S.1241 seeks to introduce a provision that would require anyone in possession of more than $10,000 in cryptocurrency to disclose it when passing a U.S. customs checkpoint — this is problematic given that a virtual currency like bitcoin is always considered to be on someone’s person.

A U.S. government-approved cryptocurrency could have interesting implications. It could either lead to greater acceptance for existing open currencies like Bitcoin and Ethereum, or it could further marginalize them. It could divide digital currencies into “compliant” and “non-compliant” categories.

The most popular crypocurrency, Bitcoin, meanwhile, sustained its phenomenal performance and is now valued at nearly $4,400. The leading virtual currency has already posted an increase of more than 300 percent in 2017.

However, the popularity of Bitcoin has been tainted with some controversies including a claim that a young British model was kidnapped and auctioned off on the underground web market as a “sex slave,” with the criminals asking payment in the form of Bitcoin because the digital currency is allegedly untraceable.

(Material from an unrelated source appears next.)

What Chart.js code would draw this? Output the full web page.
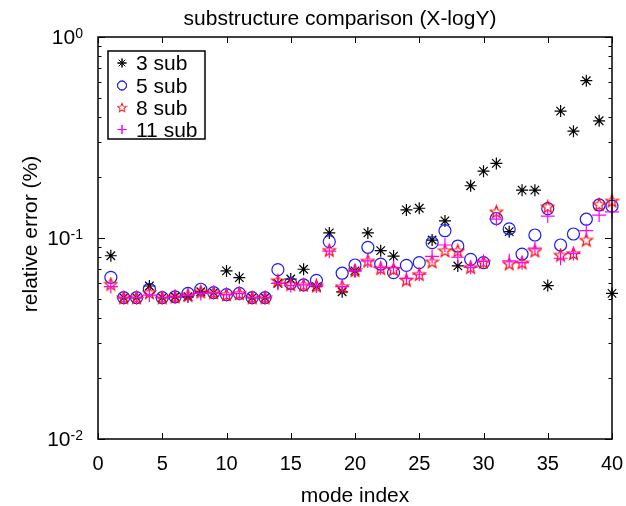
<!DOCTYPE html>
<html>
<head>
<meta charset="utf-8">
<script src="https://cdn.jsdelivr.net/npm/chart.js@4"></script>
<style>
  html, body { margin: 0; padding: 0; background: #fff; }
  #wrap { width: 626px; height: 506px; }
</style>
</head>
<body>
<div id="wrap"><canvas id="chart" width="626" height="506"></canvas></div>
<script>
// mode index 1..40
const modes = [1,2,3,4,5,6,7,8,9,10,11,12,13,14,15,16,17,18,19,20,
               21,22,23,24,25,26,27,28,29,30,31,32,33,34,35,36,37,38,39,40];

const sub3 = [0.0816, 0.0505, 0.0505, 0.0577, 0.0505, 0.051, 0.051, 0.054, 0.0535, 0.0686,
              0.0635, 0.0505, 0.0505, 0.0595, 0.0625, 0.0699, 0.0573, 0.106, 0.054, 0.0686,
              0.106, 0.0865, 0.0813, 0.138, 0.1406, 0.0977, 0.1216, 0.0726, 0.182, 0.215,
              0.235, 0.1075, 0.173, 0.173, 0.058, 0.428, 0.34, 0.606, 0.383, 0.053];
const sub5 = [0.0637, 0.0505, 0.0505, 0.0556, 0.0505, 0.051, 0.053, 0.0556, 0.0535, 0.0523,
              0.053, 0.0505, 0.0505, 0.0696, 0.0595, 0.0584, 0.0616, 0.096, 0.0668, 0.0734,
              0.0899, 0.0742, 0.0673, 0.0731, 0.0754, 0.0948, 0.1087, 0.0912, 0.0783, 0.0754,
              0.125, 0.111, 0.0832, 0.1035, 0.14, 0.0923, 0.1047, 0.124, 0.146, 0.144];
const sub8 = [0.059, 0.0505, 0.0505, 0.0535, 0.0505, 0.051, 0.052, 0.054, 0.0535, 0.0523,
              0.053, 0.0505, 0.0505, 0.0613, 0.0588, 0.0584, 0.0578, 0.087, 0.0573, 0.069,
              0.0769, 0.0707, 0.0699, 0.0618, 0.066, 0.0762, 0.0865, 0.0863, 0.0715, 0.076,
              0.135, 0.0745, 0.0754, 0.0863, 0.143, 0.0823, 0.0838, 0.0977, 0.147, 0.153];
const sub11 = [0.0573, 0.0505, 0.0505, 0.052, 0.0505, 0.051, 0.052, 0.053, 0.0535, 0.0523,
               0.053, 0.0505, 0.0505, 0.0595, 0.058, 0.0584, 0.0578, 0.086, 0.0573, 0.0686,
               0.0769, 0.0712, 0.0712, 0.063, 0.066, 0.081, 0.0923, 0.0802, 0.0715, 0.0765,
               0.124, 0.077, 0.0754, 0.089, 0.1286, 0.0793, 0.0838, 0.1087, 0.130, 0.135];

const seriesNames = ['3 sub', '5 sub', '8 sub', '11 sub'];
const xTicks = [0, 5, 10, 15, 20, 25, 30, 35, 40];
const yTicks = [0.01, 0.1, 1];
const yTickLabels = [['10', '-2'], ['10', '-1'], ['10', '0']];

const FONT = '"Liberation Sans", Arial, sans-serif';

// red pentagram marker
function makePentagram(size, color) {
  const c = document.createElement('canvas');
  c.width = size; c.height = size;
  const g = c.getContext('2d');
  const cx = size / 2, cy = size / 2 + 0.5, ro = size / 2 - 1, ri = ro * 0.42;
  g.beginPath();
  for (let i = 0; i < 10; i++) {
    const r = i % 2 === 0 ? ro : ri;
    const a = -Math.PI / 2 + i * Math.PI / 5;
    const px = cx + r * Math.cos(a), py = cy + r * Math.sin(a);
    if (i === 0) g.moveTo(px, py); else g.lineTo(px, py);
  }
  g.closePath();
  g.strokeStyle = color;
  g.lineWidth = 1.2;
  g.stroke();
  return c;
}
const pentagram = makePentagram(15, '#ff0000');

function pts(arr) {
  return modes.map((m, i) => ({ x: m, y: arr[i] }));
}

const datasets = [
  { label: seriesNames[0], data: pts(sub3), pointStyle: 'star', pointRadius: 6,
    borderColor: '#000000', backgroundColor: '#000000', pointBorderWidth: 1.2, order: 4 },
  { label: seriesNames[1], data: pts(sub5), pointStyle: 'circle', pointRadius: 6,
    borderColor: '#1a1aff', backgroundColor: 'rgba(0,0,0,0)', pointBorderWidth: 1.2, order: 3 },
  { label: seriesNames[2], data: pts(sub8), pointStyle: pentagram, pointRadius: 7,
    borderColor: '#ff0000', backgroundColor: '#ff0000', pointBorderWidth: 1.2, order: 2 },
  { label: seriesNames[3], data: pts(sub11), pointStyle: 'cross', pointRadius: 7,
    borderColor: '#ff00ff', backgroundColor: '#ff00ff', pointBorderWidth: 1.2, order: 1 }
];
datasets.forEach(d => { d.showLine = false; d.clip = false; d.pointHoverRadius = d.pointRadius; });

// frame, inward ticks, labels and legend
const decor = {
  id: 'decor',
  afterDatasetsDraw(chart) {
    const g = chart.ctx;
    const a = chart.chartArea;
    const xs = chart.scales.x, ys = chart.scales.y;
    g.save();
    g.strokeStyle = '#000';
    g.fillStyle = '#000';
    g.lineWidth = 1.5;
    g.strokeRect(a.left, a.top, a.right - a.left, a.bottom - a.top);

    g.lineWidth = 1;
    g.beginPath();
    xTicks.forEach(t => {
      const px = Math.round(xs.getPixelForValue(t)) + 0.5;
      g.moveTo(px, a.bottom); g.lineTo(px, a.bottom - 6);
      g.moveTo(px, a.top); g.lineTo(px, a.top + 6);
    });
    for (let e = -2; e < 0; e++) {
      for (let k = 1; k <= 10; k++) {
        const v = k * Math.pow(10, e);
        const py = Math.round(ys.getPixelForValue(v)) + 0.5;
        const len = (k === 1 || k === 10) ? 7 : 3.5;
        g.moveTo(a.left, py); g.lineTo(a.left + len, py);
        g.moveTo(a.right, py); g.lineTo(a.right - len, py);
      }
    }
    g.stroke();

    // x tick labels
    g.font = '20px ' + FONT;
    g.textAlign = 'center';
    g.textBaseline = 'alphabetic';
    xTicks.forEach(t => g.fillText(String(t), xs.getPixelForValue(t), a.bottom + 31));

    // y tick labels with superscript
    yTicks.forEach((t, i) => {
      const py = ys.getPixelForValue(t);
      const base = yTickLabels[i][0], sup = yTickLabels[i][1];
      g.font = '14px ' + FONT;
      const wSup = g.measureText(sup).width;
      g.font = '21px ' + FONT;
      const wBase = g.measureText(base).width;
      const right = a.left - 15;
      g.textAlign = 'left';
      g.textBaseline = 'alphabetic';
      g.fillText(base, right - wSup - wBase, py + 7);
      g.font = '14px ' + FONT;
      g.fillText(sup, right - wSup, py + 1);
    });

    // titles
    const cx = (a.left + a.right) / 2;
    g.textAlign = 'center';
    g.textBaseline = 'alphabetic';
    g.font = '21px ' + FONT;
    g.fillText('substructure comparison (X-logY)', cx - 15, 25);
    g.fillText('mode index', cx, 502);
    g.save();
    g.translate(37, 234);
    g.rotate(-Math.PI / 2);
    g.fillText('relative error (%)', 0, 0);
    g.restore();

    // legend box
    const lx = 108, ly = 51, lw = 97, lh = 88;
    g.fillStyle = '#fff';
    g.fillRect(lx, ly, lw, lh);
    g.strokeStyle = '#000';
    g.lineWidth = 1.5;
    g.strokeRect(lx, ly, lw, lh);
    const rows = [70, 92.5, 114.5, 136.5];
    chart.data.datasets.forEach((d, i) => {
      const ps = d.pointStyle;
      const my = rows[i] - 7;
      g.lineWidth = 1;
      g.strokeStyle = d.borderColor;
      g.fillStyle = d.backgroundColor;
      if (typeof ps === 'string') {
        Chart.helpers.drawPoint(g, { pointStyle: ps, radius: 4.5, borderWidth: 1 }, 122, my);
        g.stroke();
      } else {
        g.drawImage(ps, 122 - 5.5, my - 5.5, 11, 11);
      }
      g.fillStyle = '#000';
      g.font = '21px ' + FONT;
      g.textAlign = 'left';
      g.textBaseline = 'alphabetic';
      g.fillText(d.label, 136, rows[i]);
    });
    g.restore();
  }
};

new Chart(document.getElementById('chart'), {
  type: 'scatter',
  data: { datasets: datasets },
  options: {
    responsive: false,
    animation: false,
    devicePixelRatio: 1,
    layout: { padding: { left: 98, right: 14, top: 37, bottom: 67 } },
    plugins: {
      legend: { display: false },
      title: { display: false },
      tooltip: { enabled: false }
    },
    scales: {
      x: { type: 'linear', min: 0, max: 40, display: false },
      y: { type: 'logarithmic', min: 0.01, max: 1, display: false }
    }
  },
  plugins: [decor]
});
</script>
</body>
</html>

Various other cyber crimes have been linked to Bitcoin in the past years, making it extremely important for lawmakers to establish policies and regulations in place for cryptocurrency.

According to the bill, an initial draft strategy is expected to come before Congress within the next year, and will see input from U.S. financial regulators, the Department of Homeland Security, and the State Department.